EXERCISE TASK: Extract the whole listing as it stands. Do not include the pictures.

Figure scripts
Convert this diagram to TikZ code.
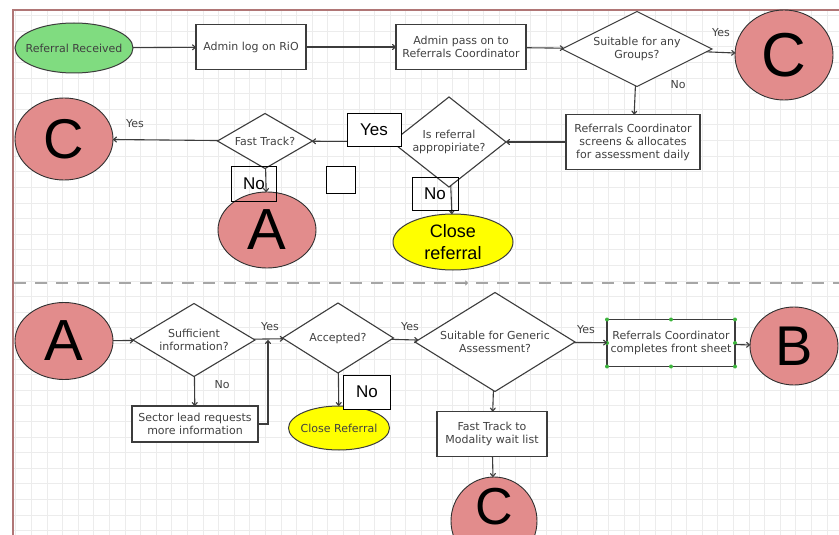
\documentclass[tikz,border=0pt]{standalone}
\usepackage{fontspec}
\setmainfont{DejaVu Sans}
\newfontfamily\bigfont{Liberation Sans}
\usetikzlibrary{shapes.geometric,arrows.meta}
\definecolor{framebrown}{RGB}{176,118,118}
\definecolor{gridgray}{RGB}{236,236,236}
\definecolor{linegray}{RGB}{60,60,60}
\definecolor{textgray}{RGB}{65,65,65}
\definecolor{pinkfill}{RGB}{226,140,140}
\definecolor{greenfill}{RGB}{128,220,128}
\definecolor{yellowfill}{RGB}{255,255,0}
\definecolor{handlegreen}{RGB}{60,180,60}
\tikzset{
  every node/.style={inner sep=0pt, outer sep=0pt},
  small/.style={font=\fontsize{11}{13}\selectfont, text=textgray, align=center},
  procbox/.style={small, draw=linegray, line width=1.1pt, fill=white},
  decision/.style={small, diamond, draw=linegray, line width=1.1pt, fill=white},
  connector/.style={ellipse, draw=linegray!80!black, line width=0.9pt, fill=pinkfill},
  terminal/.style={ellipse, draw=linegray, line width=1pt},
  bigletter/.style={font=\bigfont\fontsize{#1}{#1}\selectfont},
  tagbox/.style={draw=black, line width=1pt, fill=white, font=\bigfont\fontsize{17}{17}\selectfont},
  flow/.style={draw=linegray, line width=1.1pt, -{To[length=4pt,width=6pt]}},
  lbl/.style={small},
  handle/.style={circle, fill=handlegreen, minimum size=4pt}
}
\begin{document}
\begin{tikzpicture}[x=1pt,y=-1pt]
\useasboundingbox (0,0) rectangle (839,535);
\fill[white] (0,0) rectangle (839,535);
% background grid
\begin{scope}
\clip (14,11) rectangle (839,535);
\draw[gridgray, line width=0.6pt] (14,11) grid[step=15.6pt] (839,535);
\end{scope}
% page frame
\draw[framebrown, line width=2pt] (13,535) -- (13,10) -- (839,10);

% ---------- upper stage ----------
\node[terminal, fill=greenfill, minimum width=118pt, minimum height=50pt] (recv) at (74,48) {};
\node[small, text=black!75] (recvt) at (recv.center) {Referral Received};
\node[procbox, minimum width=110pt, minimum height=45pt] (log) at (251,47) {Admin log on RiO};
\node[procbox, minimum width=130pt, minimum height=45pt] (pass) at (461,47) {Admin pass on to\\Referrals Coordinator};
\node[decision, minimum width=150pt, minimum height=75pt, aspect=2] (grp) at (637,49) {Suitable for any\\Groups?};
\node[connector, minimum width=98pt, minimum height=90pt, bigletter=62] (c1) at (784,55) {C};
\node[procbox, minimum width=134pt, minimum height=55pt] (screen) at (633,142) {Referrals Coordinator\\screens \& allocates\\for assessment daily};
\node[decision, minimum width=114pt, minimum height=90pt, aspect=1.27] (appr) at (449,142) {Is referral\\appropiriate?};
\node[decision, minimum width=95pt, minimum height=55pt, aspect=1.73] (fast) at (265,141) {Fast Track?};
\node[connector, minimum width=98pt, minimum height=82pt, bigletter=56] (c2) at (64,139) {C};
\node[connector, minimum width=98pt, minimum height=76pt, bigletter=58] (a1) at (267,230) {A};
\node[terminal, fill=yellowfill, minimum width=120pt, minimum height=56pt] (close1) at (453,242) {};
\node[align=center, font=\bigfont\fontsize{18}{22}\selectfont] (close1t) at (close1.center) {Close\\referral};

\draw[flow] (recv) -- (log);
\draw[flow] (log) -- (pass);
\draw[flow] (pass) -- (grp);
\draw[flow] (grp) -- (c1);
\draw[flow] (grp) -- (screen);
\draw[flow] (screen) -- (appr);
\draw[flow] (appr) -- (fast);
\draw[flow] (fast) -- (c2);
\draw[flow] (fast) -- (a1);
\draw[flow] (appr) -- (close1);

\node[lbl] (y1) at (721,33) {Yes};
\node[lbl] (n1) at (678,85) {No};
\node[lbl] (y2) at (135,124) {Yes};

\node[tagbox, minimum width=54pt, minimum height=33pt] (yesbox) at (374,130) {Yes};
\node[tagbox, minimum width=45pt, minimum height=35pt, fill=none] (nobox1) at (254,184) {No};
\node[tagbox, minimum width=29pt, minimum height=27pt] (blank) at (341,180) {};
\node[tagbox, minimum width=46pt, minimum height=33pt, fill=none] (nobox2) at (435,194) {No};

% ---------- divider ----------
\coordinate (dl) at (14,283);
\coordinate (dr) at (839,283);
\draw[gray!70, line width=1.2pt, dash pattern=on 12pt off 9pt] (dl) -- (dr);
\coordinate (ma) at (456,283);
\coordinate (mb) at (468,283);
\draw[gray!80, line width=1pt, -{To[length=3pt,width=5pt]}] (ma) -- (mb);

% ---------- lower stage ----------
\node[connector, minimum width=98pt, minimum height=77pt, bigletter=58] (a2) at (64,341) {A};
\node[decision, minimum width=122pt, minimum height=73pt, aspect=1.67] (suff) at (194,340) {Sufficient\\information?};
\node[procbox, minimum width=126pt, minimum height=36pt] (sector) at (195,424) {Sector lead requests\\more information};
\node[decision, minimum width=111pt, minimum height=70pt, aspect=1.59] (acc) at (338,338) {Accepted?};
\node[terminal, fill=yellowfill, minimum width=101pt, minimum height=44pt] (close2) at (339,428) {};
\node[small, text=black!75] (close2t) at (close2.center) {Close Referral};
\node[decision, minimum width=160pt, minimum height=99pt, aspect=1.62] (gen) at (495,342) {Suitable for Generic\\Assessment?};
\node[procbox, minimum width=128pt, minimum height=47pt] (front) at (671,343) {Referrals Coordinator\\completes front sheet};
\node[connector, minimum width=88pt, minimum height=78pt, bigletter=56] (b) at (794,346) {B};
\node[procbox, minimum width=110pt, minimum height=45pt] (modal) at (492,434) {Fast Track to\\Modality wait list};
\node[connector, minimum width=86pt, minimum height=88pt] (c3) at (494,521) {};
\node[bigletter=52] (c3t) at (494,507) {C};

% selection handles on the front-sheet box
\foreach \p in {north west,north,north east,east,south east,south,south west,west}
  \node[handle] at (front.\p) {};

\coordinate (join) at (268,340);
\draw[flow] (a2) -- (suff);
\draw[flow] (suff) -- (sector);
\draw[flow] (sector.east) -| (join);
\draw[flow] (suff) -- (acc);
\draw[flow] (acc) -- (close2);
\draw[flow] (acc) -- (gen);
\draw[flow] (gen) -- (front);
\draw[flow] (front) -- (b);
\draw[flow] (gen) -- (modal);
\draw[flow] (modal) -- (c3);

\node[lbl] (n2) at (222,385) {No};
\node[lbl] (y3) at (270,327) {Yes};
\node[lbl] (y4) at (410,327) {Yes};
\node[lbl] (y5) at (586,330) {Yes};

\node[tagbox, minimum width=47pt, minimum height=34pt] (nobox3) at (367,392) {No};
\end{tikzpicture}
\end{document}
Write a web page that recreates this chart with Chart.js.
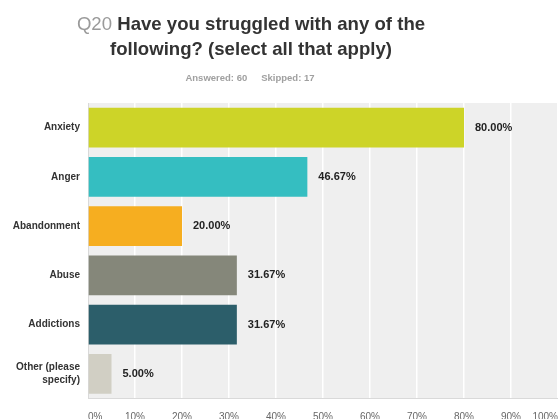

EXERCISE ANSWER:
Convert this diagram to TikZ code.
\documentclass[tikz,border=0pt]{standalone}
\usepackage{fontspec}
\setmainfont{DejaVu Sans}
\newfontfamily\bigfont{Liberation Sans}
\usetikzlibrary{shapes.geometric,arrows.meta}
\definecolor{framebrown}{RGB}{176,118,118}
\definecolor{gridgray}{RGB}{236,236,236}
\definecolor{linegray}{RGB}{60,60,60}
\definecolor{textgray}{RGB}{65,65,65}
\definecolor{pinkfill}{RGB}{226,140,140}
\definecolor{greenfill}{RGB}{128,220,128}
\definecolor{yellowfill}{RGB}{255,255,0}
\definecolor{handlegreen}{RGB}{60,180,60}
\tikzset{
  every node/.style={inner sep=0pt, outer sep=0pt},
  small/.style={font=\fontsize{11}{13}\selectfont, text=textgray, align=center},
  procbox/.style={small, draw=linegray, line width=1.1pt, fill=white},
  decision/.style={small, diamond, draw=linegray, line width=1.1pt, fill=white},
  connector/.style={ellipse, draw=linegray!80!black, line width=0.9pt, fill=pinkfill},
  terminal/.style={ellipse, draw=linegray, line width=1pt},
  bigletter/.style={font=\bigfont\fontsize{#1}{#1}\selectfont},
  tagbox/.style={draw=black, line width=1pt, fill=white, font=\bigfont\fontsize{17}{17}\selectfont},
  flow/.style={draw=linegray, line width=1.1pt, -{To[length=4pt,width=6pt]}},
  lbl/.style={small},
  handle/.style={circle, fill=handlegreen, minimum size=4pt}
}
\begin{document}
\begin{tikzpicture}[x=1pt,y=-1pt]
\useasboundingbox (0,0) rectangle (839,535);
\fill[white] (0,0) rectangle (839,535);
% background grid
\begin{scope}
\clip (14,11) rectangle (839,535);
\draw[gridgray, line width=0.6pt] (14,11) grid[step=15.6pt] (839,535);
\end{scope}
% page frame
\draw[framebrown, line width=2pt] (13,535) -- (13,10) -- (839,10);

% ---------- upper stage ----------
\node[terminal, fill=greenfill, minimum width=118pt, minimum height=50pt] (recv) at (74,48) {};
\node[small, text=black!75] (recvt) at (recv.center) {Referral Received};
\node[procbox, minimum width=110pt, minimum height=45pt] (log) at (251,47) {Admin log on RiO};
\node[procbox, minimum width=130pt, minimum height=45pt] (pass) at (461,47) {Admin pass on to\\Referrals Coordinator};
\node[decision, minimum width=150pt, minimum height=75pt, aspect=2] (grp) at (637,49) {Suitable for any\\Groups?};
\node[connector, minimum width=98pt, minimum height=90pt, bigletter=62] (c1) at (784,55) {C};
\node[procbox, minimum width=134pt, minimum height=55pt] (screen) at (633,142) {Referrals Coordinator\\screens \& allocates\\for assessment daily};
\node[decision, minimum width=114pt, minimum height=90pt, aspect=1.27] (appr) at (449,142) {Is referral\\appropiriate?};
\node[decision, minimum width=95pt, minimum height=55pt, aspect=1.73] (fast) at (265,141) {Fast Track?};
\node[connector, minimum width=98pt, minimum height=82pt, bigletter=56] (c2) at (64,139) {C};
\node[connector, minimum width=98pt, minimum height=76pt, bigletter=58] (a1) at (267,230) {A};
\node[terminal, fill=yellowfill, minimum width=120pt, minimum height=56pt] (close1) at (453,242) {};
\node[align=center, font=\bigfont\fontsize{18}{22}\selectfont] (close1t) at (close1.center) {Close\\referral};

\draw[flow] (recv) -- (log);
\draw[flow] (log) -- (pass);
\draw[flow] (pass) -- (grp);
\draw[flow] (grp) -- (c1);
\draw[flow] (grp) -- (screen);
\draw[flow] (screen) -- (appr);
\draw[flow] (appr) -- (fast);
\draw[flow] (fast) -- (c2);
\draw[flow] (fast) -- (a1);
\draw[flow] (appr) -- (close1);

\node[lbl] (y1) at (721,33) {Yes};
\node[lbl] (n1) at (678,85) {No};
\node[lbl] (y2) at (135,124) {Yes};

\node[tagbox, minimum width=54pt, minimum height=33pt] (yesbox) at (374,130) {Yes};
\node[tagbox, minimum width=45pt, minimum height=35pt, fill=none] (nobox1) at (254,184) {No};
\node[tagbox, minimum width=29pt, minimum height=27pt] (blank) at (341,180) {};
\node[tagbox, minimum width=46pt, minimum height=33pt, fill=none] (nobox2) at (435,194) {No};

% ---------- divider ----------
\coordinate (dl) at (14,283);
\coordinate (dr) at (839,283);
\draw[gray!70, line width=1.2pt, dash pattern=on 12pt off 9pt] (dl) -- (dr);
\coordinate (ma) at (456,283);
\coordinate (mb) at (468,283);
\draw[gray!80, line width=1pt, -{To[length=3pt,width=5pt]}] (ma) -- (mb);

% ---------- lower stage ----------
\node[connector, minimum width=98pt, minimum height=77pt, bigletter=58] (a2) at (64,341) {A};
\node[decision, minimum width=122pt, minimum height=73pt, aspect=1.67] (suff) at (194,340) {Sufficient\\information?};
\node[procbox, minimum width=126pt, minimum height=36pt] (sector) at (195,424) {Sector lead requests\\more information};
\node[decision, minimum width=111pt, minimum height=70pt, aspect=1.59] (acc) at (338,338) {Accepted?};
\node[terminal, fill=yellowfill, minimum width=101pt, minimum height=44pt] (close2) at (339,428) {};
\node[small, text=black!75] (close2t) at (close2.center) {Close Referral};
\node[decision, minimum width=160pt, minimum height=99pt, aspect=1.62] (gen) at (495,342) {Suitable for Generic\\Assessment?};
\node[procbox, minimum width=128pt, minimum height=47pt] (front) at (671,343) {Referrals Coordinator\\completes front sheet};
\node[connector, minimum width=88pt, minimum height=78pt, bigletter=56] (b) at (794,346) {B};
\node[procbox, minimum width=110pt, minimum height=45pt] (modal) at (492,434) {Fast Track to\\Modality wait list};
\node[connector, minimum width=86pt, minimum height=88pt] (c3) at (494,521) {};
\node[bigletter=52] (c3t) at (494,507) {C};

% selection handles on the front-sheet box
\foreach \p in {north west,north,north east,east,south east,south,south west,west}
  \node[handle] at (front.\p) {};

\coordinate (join) at (268,340);
\draw[flow] (a2) -- (suff);
\draw[flow] (suff) -- (sector);
\draw[flow] (sector.east) -| (join);
\draw[flow] (suff) -- (acc);
\draw[flow] (acc) -- (close2);
\draw[flow] (acc) -- (gen);
\draw[flow] (gen) -- (front);
\draw[flow] (front) -- (b);
\draw[flow] (gen) -- (modal);
\draw[flow] (modal) -- (c3);

\node[lbl] (n2) at (222,385) {No};
\node[lbl] (y3) at (270,327) {Yes};
\node[lbl] (y4) at (410,327) {Yes};
\node[lbl] (y5) at (586,330) {Yes};

\node[tagbox, minimum width=47pt, minimum height=34pt] (nobox3) at (367,392) {No};
\end{tikzpicture}
\end{document}
Write a web page that recreates this chart with Chart.js.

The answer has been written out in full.